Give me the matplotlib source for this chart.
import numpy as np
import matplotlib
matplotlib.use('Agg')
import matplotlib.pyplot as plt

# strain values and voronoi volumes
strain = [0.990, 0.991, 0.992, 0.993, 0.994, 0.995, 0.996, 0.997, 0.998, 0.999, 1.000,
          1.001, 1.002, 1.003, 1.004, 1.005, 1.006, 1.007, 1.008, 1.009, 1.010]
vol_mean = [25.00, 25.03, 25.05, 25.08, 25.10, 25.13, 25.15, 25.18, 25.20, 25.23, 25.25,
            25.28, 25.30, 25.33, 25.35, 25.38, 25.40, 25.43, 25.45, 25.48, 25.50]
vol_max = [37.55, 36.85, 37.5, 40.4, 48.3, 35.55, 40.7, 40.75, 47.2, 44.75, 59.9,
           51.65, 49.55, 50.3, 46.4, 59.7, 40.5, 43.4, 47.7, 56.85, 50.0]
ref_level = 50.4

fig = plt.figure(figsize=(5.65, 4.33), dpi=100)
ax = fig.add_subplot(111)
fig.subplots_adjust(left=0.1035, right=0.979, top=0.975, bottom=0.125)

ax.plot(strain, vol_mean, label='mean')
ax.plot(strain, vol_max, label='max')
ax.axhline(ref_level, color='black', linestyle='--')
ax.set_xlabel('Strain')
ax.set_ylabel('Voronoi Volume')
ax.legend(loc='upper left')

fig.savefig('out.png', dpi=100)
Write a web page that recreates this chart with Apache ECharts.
■ ■ ■
### TO DO
Reproduce word for word the lines of the records above, beginning at the first and ending with the line where "import matplotlib.pyplot as plt" appears, and nothing past it.

### THE RESPONSE
Give me the matplotlib source for this chart.
import numpy as np
import matplotlib
matplotlib.use('Agg')
import matplotlib.pyplot as plt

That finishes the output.